Stated goal => Set down the material below word for word, excluding the pictures.

Supplied information =>

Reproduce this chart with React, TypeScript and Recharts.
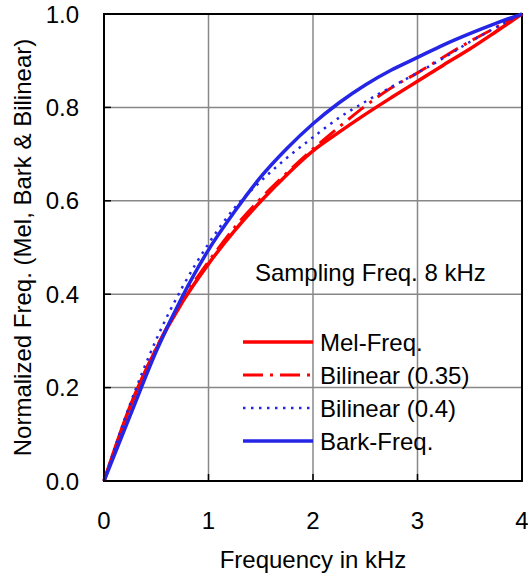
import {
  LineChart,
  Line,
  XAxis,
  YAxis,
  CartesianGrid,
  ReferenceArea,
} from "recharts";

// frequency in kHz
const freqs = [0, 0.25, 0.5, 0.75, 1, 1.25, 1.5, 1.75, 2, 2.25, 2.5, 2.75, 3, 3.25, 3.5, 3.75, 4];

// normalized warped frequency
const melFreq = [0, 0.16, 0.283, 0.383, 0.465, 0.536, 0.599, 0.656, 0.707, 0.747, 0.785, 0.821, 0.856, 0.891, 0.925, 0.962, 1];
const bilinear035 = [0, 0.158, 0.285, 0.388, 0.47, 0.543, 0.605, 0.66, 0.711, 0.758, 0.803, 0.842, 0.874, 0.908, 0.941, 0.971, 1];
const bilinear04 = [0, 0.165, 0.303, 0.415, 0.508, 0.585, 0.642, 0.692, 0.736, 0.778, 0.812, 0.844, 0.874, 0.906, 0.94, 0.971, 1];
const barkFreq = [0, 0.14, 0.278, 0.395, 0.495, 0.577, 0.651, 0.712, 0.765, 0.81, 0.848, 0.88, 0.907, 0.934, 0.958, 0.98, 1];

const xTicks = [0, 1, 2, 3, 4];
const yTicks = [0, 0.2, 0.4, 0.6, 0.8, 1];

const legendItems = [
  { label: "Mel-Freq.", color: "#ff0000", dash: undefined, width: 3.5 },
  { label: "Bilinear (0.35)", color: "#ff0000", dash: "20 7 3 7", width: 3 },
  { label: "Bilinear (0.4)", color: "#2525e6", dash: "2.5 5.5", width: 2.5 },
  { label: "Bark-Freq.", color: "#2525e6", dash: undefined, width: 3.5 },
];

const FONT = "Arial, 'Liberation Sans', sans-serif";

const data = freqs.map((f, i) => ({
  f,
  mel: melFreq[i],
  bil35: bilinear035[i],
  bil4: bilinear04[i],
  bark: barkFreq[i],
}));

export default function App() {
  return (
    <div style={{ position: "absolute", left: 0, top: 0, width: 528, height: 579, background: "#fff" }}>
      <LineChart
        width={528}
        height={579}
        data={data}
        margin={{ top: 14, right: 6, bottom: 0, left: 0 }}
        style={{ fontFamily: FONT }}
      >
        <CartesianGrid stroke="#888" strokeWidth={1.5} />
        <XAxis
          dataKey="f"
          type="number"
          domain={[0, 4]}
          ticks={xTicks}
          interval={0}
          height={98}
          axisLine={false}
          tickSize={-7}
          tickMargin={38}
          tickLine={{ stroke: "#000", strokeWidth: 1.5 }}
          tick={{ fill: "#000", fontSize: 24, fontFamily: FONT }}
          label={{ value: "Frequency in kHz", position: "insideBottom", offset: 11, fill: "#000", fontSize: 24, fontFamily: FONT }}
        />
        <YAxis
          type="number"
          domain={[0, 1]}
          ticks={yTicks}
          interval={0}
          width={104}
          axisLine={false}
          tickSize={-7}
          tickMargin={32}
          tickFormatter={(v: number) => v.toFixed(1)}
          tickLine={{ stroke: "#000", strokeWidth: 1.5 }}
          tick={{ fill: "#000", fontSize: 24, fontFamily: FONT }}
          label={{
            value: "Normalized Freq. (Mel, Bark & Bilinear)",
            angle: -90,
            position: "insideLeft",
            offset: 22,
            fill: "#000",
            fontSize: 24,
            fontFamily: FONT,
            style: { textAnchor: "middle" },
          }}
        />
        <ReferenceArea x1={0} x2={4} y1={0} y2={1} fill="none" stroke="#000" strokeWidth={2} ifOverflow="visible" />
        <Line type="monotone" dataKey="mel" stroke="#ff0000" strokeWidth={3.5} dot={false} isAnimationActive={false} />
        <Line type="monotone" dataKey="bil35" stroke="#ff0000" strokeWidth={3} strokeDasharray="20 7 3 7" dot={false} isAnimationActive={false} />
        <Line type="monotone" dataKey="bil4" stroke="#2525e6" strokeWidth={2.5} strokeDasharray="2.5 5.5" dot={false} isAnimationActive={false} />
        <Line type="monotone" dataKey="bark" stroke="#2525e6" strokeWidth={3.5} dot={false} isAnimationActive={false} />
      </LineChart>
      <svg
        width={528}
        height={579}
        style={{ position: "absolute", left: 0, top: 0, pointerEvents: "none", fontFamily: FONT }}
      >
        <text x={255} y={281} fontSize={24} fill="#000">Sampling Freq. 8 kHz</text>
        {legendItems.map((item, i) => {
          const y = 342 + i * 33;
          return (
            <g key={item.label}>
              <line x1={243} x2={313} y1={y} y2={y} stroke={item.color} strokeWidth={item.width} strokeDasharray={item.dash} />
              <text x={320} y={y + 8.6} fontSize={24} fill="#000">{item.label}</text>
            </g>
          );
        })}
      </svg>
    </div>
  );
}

Written solution =>
Reproduce this chart with React, TypeScript and Recharts.
import {
  LineChart,
  Line,
  XAxis,
  YAxis,
  CartesianGrid,
  ReferenceArea,
} from "recharts";

// frequency in kHz
const freqs = [0, 0.25, 0.5, 0.75, 1, 1.25, 1.5, 1.75, 2, 2.25, 2.5, 2.75, 3, 3.25, 3.5, 3.75, 4];

// normalized warped frequency
const melFreq = [0, 0.16, 0.283, 0.383, 0.465, 0.536, 0.599, 0.656, 0.707, 0.747, 0.785, 0.821, 0.856, 0.891, 0.925, 0.962, 1];
const bilinear035 = [0, 0.158, 0.285, 0.388, 0.47, 0.543, 0.605, 0.66, 0.711, 0.758, 0.803, 0.842, 0.874, 0.908, 0.941, 0.971, 1];
const bilinear04 = [0, 0.165, 0.303, 0.415, 0.508, 0.585, 0.642, 0.692, 0.736, 0.778, 0.812, 0.844, 0.874, 0.906, 0.94, 0.971, 1];
const barkFreq = [0, 0.14, 0.278, 0.395, 0.495, 0.577, 0.651, 0.712, 0.765, 0.81, 0.848, 0.88, 0.907, 0.934, 0.958, 0.98, 1];

const xTicks = [0, 1, 2, 3, 4];
const yTicks = [0, 0.2, 0.4, 0.6, 0.8, 1];

const legendItems = [
  { label: "Mel-Freq.", color: "#ff0000", dash: undefined, width: 3.5 },
  { label: "Bilinear (0.35)", color: "#ff0000", dash: "20 7 3 7", width: 3 },
  { label: "Bilinear (0.4)", color: "#2525e6", dash: "2.5 5.5", width: 2.5 },
  { label: "Bark-Freq.", color: "#2525e6", dash: undefined, width: 3.5 },
];

const FONT = "Arial, 'Liberation Sans', sans-serif";

const data = freqs.map((f, i) => ({
  f,
  mel: melFreq[i],
  bil35: bilinear035[i],
  bil4: bilinear04[i],
  bark: barkFreq[i],
}));

export default function App() {
  return (
    <div style={{ position: "absolute", left: 0, top: 0, width: 528, height: 579, background: "#fff" }}>
      <LineChart
        width={528}
        height={579}
        data={data}
        margin={{ top: 14, right: 6, bottom: 0, left: 0 }}
        style={{ fontFamily: FONT }}
      >
        <CartesianGrid stroke="#888" strokeWidth={1.5} />
        <XAxis
          dataKey="f"
          type="number"
          domain={[0, 4]}
          ticks={xTicks}
          interval={0}
          height={98}
          axisLine={false}
          tickSize={-7}
          tickMargin={38}
          tickLine={{ stroke: "#000", strokeWidth: 1.5 }}
          tick={{ fill: "#000", fontSize: 24, fontFamily: FONT }}
          label={{ value: "Frequency in kHz", position: "insideBottom", offset: 11, fill: "#000", fontSize: 24, fontFamily: FONT }}
        />
        <YAxis
          type="number"
          domain={[0, 1]}
          ticks={yTicks}
          interval={0}
          width={104}
          axisLine={false}
          tickSize={-7}
          tickMargin={32}
          tickFormatter={(v: number) => v.toFixed(1)}
          tickLine={{ stroke: "#000", strokeWidth: 1.5 }}
          tick={{ fill: "#000", fontSize: 24, fontFamily: FONT }}
          label={{
            value: "Normalized Freq. (Mel, Bark & Bilinear)",
            angle: -90,
            position: "insideLeft",
            offset: 22,
            fill: "#000",
            fontSize: 24,
            fontFamily: FONT,
            style: { textAnchor: "middle" },
          }}
        />
        <ReferenceArea x1={0} x2={4} y1={0} y2={1} fill="none" stroke="#000" strokeWidth={2} ifOverflow="visible" />
        <Line type="monotone" dataKey="mel" stroke="#ff0000" strokeWidth={3.5} dot={false} isAnimationActive={false} />
        <Line type="monotone" dataKey="bil35" stroke="#ff0000" strokeWidth={3} strokeDasharray="20 7 3 7" dot={false} isAnimationActive={false} />
        <Line type="monotone" dataKey="bil4" stroke="#2525e6" strokeWidth={2.5} strokeDasharray="2.5 5.5" dot={false} isAnimationActive={false} />
        <Line type="monotone" dataKey="bark" stroke="#2525e6" strokeWidth={3.5} dot={false} isAnimationActive={false} />
      </LineChart>
      <svg
        width={528}
        height={579}
        style={{ position: "absolute", left: 0, top: 0, pointerEvents: "none", fontFamily: FONT }}
      >
        <text x={255} y={281} fontSize={24} fill="#000">Sampling Freq. 8 kHz</text>
        {legendItems.map((item, i) => {
          const y = 342 + i * 33;
          return (
            <g key={item.label}>
              <line x1={243} x2={313} y1={y} y2={y} stroke={item.color} strokeWidth={item.width} strokeDasharray={item.dash} />
              <text x={320} y={y + 8.6} fontSize={24} fill="#000">{item.label}</text>
            </g>
          );
        })}
      </svg>
    </div>
  );
}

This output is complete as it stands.